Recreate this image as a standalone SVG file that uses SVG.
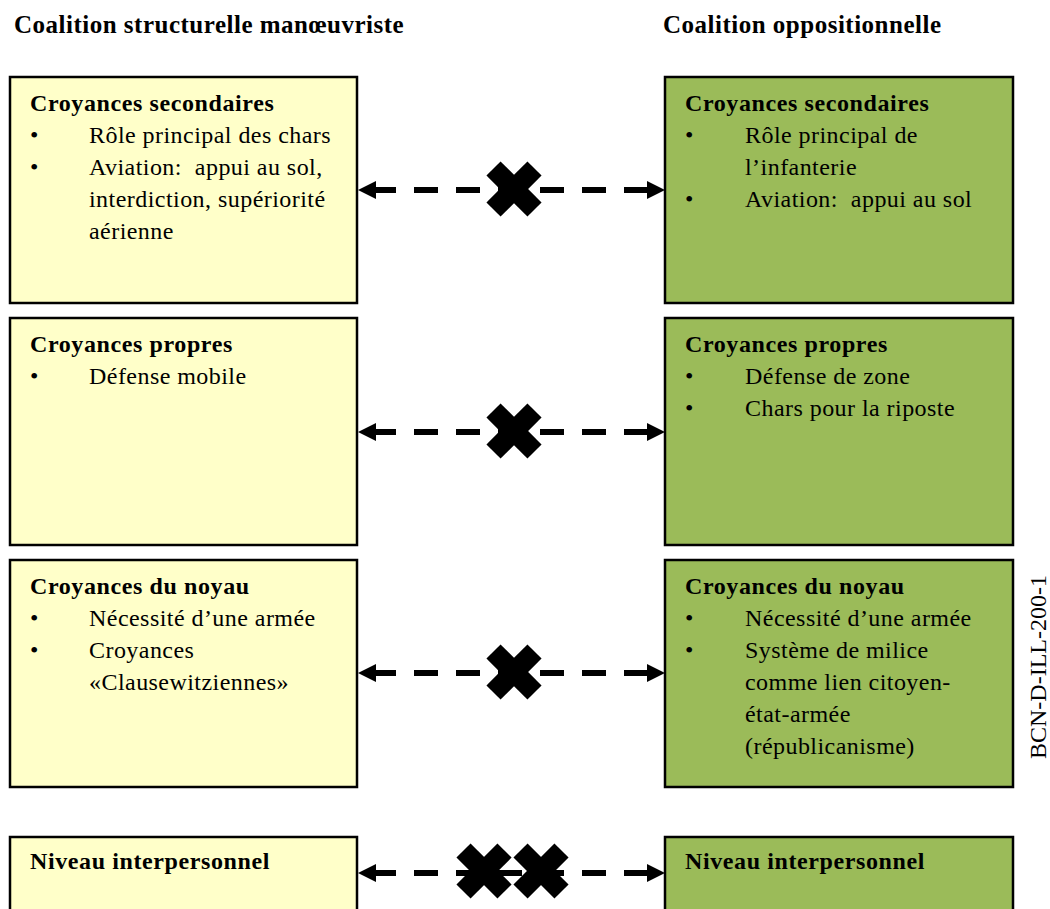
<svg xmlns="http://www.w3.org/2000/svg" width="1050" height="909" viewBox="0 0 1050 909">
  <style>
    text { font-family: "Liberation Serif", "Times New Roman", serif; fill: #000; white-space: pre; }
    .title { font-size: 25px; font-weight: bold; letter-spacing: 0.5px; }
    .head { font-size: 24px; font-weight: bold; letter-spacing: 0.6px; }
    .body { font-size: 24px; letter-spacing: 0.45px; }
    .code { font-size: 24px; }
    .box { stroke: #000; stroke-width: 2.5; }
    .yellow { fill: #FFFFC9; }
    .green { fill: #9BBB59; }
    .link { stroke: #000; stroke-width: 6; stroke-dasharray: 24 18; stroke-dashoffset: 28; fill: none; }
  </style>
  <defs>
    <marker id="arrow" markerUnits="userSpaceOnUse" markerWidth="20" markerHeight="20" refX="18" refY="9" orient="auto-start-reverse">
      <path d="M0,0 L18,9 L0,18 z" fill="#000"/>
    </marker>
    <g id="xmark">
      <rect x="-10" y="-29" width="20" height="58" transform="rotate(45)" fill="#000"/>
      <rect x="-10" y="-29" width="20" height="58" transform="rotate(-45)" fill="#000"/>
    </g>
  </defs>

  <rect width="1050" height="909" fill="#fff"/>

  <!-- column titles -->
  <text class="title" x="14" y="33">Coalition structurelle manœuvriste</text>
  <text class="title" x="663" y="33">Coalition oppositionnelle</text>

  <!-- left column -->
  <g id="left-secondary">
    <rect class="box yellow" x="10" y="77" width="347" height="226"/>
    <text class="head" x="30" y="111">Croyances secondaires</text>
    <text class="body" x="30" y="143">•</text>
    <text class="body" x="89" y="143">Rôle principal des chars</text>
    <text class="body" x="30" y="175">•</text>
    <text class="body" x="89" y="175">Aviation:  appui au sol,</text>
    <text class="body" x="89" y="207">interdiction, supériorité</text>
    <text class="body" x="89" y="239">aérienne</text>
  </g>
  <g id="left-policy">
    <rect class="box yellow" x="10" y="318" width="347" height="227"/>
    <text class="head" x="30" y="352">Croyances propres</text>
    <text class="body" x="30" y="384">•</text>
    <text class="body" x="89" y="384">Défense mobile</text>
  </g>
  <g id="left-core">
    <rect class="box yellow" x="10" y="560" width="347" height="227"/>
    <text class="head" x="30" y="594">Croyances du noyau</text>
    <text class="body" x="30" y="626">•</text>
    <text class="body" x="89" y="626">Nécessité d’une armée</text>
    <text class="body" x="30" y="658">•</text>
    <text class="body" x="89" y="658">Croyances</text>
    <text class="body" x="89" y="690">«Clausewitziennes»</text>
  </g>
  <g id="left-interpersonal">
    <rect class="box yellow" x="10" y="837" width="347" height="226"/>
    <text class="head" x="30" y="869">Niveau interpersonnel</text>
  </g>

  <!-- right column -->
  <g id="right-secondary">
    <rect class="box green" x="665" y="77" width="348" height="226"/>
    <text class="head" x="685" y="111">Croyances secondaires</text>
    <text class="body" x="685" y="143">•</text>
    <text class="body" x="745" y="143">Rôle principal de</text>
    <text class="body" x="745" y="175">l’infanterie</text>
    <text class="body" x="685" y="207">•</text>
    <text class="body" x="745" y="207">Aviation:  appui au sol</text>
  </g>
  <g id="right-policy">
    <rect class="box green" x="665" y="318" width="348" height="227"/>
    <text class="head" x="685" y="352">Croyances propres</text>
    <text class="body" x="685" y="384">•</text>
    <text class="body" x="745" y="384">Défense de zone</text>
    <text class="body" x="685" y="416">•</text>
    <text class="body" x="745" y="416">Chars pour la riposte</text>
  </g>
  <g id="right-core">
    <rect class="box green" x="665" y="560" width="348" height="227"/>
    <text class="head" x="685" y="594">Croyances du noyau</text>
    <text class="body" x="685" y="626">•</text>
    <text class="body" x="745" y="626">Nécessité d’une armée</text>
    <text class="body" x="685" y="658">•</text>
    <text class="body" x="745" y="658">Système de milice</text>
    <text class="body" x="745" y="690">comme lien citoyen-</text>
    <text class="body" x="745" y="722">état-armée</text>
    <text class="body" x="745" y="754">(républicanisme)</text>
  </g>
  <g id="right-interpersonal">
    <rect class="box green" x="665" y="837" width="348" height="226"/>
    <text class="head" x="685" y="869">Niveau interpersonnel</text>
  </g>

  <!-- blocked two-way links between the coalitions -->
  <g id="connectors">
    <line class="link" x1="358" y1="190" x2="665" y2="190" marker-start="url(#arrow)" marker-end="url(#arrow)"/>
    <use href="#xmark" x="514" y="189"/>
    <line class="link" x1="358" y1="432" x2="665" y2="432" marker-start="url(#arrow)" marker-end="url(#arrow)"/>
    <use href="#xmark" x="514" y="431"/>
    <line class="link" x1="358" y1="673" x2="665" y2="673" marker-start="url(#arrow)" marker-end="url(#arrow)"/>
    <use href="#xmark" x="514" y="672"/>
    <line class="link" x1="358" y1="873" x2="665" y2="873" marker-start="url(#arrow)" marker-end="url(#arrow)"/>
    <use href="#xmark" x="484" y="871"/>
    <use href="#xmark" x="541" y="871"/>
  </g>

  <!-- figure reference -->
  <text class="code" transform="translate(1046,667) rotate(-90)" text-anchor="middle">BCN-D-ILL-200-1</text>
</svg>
• • • • •
:: REQUIREMENT ::
All of the lines above should be retyped precisely, apart from the pictures.

:: ANSWER FOR THIS EXERCISE ::
Recreate this image as a standalone SVG file that uses SVG.
<svg xmlns="http://www.w3.org/2000/svg" width="1050" height="909" viewBox="0 0 1050 909">
  <style>
    text { font-family: "Liberation Serif", "Times New Roman", serif; fill: #000; white-space: pre; }
    .title { font-size: 25px; font-weight: bold; letter-spacing: 0.5px; }
    .head { font-size: 24px; font-weight: bold; letter-spacing: 0.6px; }
    .body { font-size: 24px; letter-spacing: 0.45px; }
    .code { font-size: 24px; }
    .box { stroke: #000; stroke-width: 2.5; }
    .yellow { fill: #FFFFC9; }
    .green { fill: #9BBB59; }
    .link { stroke: #000; stroke-width: 6; stroke-dasharray: 24 18; stroke-dashoffset: 28; fill: none; }
  </style>
  <defs>
    <marker id="arrow" markerUnits="userSpaceOnUse" markerWidth="20" markerHeight="20" refX="18" refY="9" orient="auto-start-reverse">
      <path d="M0,0 L18,9 L0,18 z" fill="#000"/>
    </marker>
    <g id="xmark">
      <rect x="-10" y="-29" width="20" height="58" transform="rotate(45)" fill="#000"/>
      <rect x="-10" y="-29" width="20" height="58" transform="rotate(-45)" fill="#000"/>
    </g>
  </defs>

  <rect width="1050" height="909" fill="#fff"/>

  <!-- column titles -->
  <text class="title" x="14" y="33">Coalition structurelle manœuvriste</text>
  <text class="title" x="663" y="33">Coalition oppositionnelle</text>

  <!-- left column -->
  <g id="left-secondary">
    <rect class="box yellow" x="10" y="77" width="347" height="226"/>
    <text class="head" x="30" y="111">Croyances secondaires</text>
    <text class="body" x="30" y="143">•</text>
    <text class="body" x="89" y="143">Rôle principal des chars</text>
    <text class="body" x="30" y="175">•</text>
    <text class="body" x="89" y="175">Aviation:  appui au sol,</text>
    <text class="body" x="89" y="207">interdiction, supériorité</text>
    <text class="body" x="89" y="239">aérienne</text>
  </g>
  <g id="left-policy">
    <rect class="box yellow" x="10" y="318" width="347" height="227"/>
    <text class="head" x="30" y="352">Croyances propres</text>
    <text class="body" x="30" y="384">•</text>
    <text class="body" x="89" y="384">Défense mobile</text>
  </g>
  <g id="left-core">
    <rect class="box yellow" x="10" y="560" width="347" height="227"/>
    <text class="head" x="30" y="594">Croyances du noyau</text>
    <text class="body" x="30" y="626">•</text>
    <text class="body" x="89" y="626">Nécessité d’une armée</text>
    <text class="body" x="30" y="658">•</text>
    <text class="body" x="89" y="658">Croyances</text>
    <text class="body" x="89" y="690">«Clausewitziennes»</text>
  </g>
  <g id="left-interpersonal">
    <rect class="box yellow" x="10" y="837" width="347" height="226"/>
    <text class="head" x="30" y="869">Niveau interpersonnel</text>
  </g>

  <!-- right column -->
  <g id="right-secondary">
    <rect class="box green" x="665" y="77" width="348" height="226"/>
    <text class="head" x="685" y="111">Croyances secondaires</text>
    <text class="body" x="685" y="143">•</text>
    <text class="body" x="745" y="143">Rôle principal de</text>
    <text class="body" x="745" y="175">l’infanterie</text>
    <text class="body" x="685" y="207">•</text>
    <text class="body" x="745" y="207">Aviation:  appui au sol</text>
  </g>
  <g id="right-policy">
    <rect class="box green" x="665" y="318" width="348" height="227"/>
    <text class="head" x="685" y="352">Croyances propres</text>
    <text class="body" x="685" y="384">•</text>
    <text class="body" x="745" y="384">Défense de zone</text>
    <text class="body" x="685" y="416">•</text>
    <text class="body" x="745" y="416">Chars pour la riposte</text>
  </g>
  <g id="right-core">
    <rect class="box green" x="665" y="560" width="348" height="227"/>
    <text class="head" x="685" y="594">Croyances du noyau</text>
    <text class="body" x="685" y="626">•</text>
    <text class="body" x="745" y="626">Nécessité d’une armée</text>
    <text class="body" x="685" y="658">•</text>
    <text class="body" x="745" y="658">Système de milice</text>
    <text class="body" x="745" y="690">comme lien citoyen-</text>
    <text class="body" x="745" y="722">état-armée</text>
    <text class="body" x="745" y="754">(républicanisme)</text>
  </g>
  <g id="right-interpersonal">
    <rect class="box green" x="665" y="837" width="348" height="226"/>
    <text class="head" x="685" y="869">Niveau interpersonnel</text>
  </g>

  <!-- blocked two-way links between the coalitions -->
  <g id="connectors">
    <line class="link" x1="358" y1="190" x2="665" y2="190" marker-start="url(#arrow)" marker-end="url(#arrow)"/>
    <use href="#xmark" x="514" y="189"/>
    <line class="link" x1="358" y1="432" x2="665" y2="432" marker-start="url(#arrow)" marker-end="url(#arrow)"/>
    <use href="#xmark" x="514" y="431"/>
    <line class="link" x1="358" y1="673" x2="665" y2="673" marker-start="url(#arrow)" marker-end="url(#arrow)"/>
    <use href="#xmark" x="514" y="672"/>
    <line class="link" x1="358" y1="873" x2="665" y2="873" marker-start="url(#arrow)" marker-end="url(#arrow)"/>
    <use href="#xmark" x="484" y="871"/>
    <use href="#xmark" x="541" y="871"/>
  </g>

  <!-- figure reference -->
  <text class="code" transform="translate(1046,667) rotate(-90)" text-anchor="middle">BCN-D-ILL-200-1</text>
</svg>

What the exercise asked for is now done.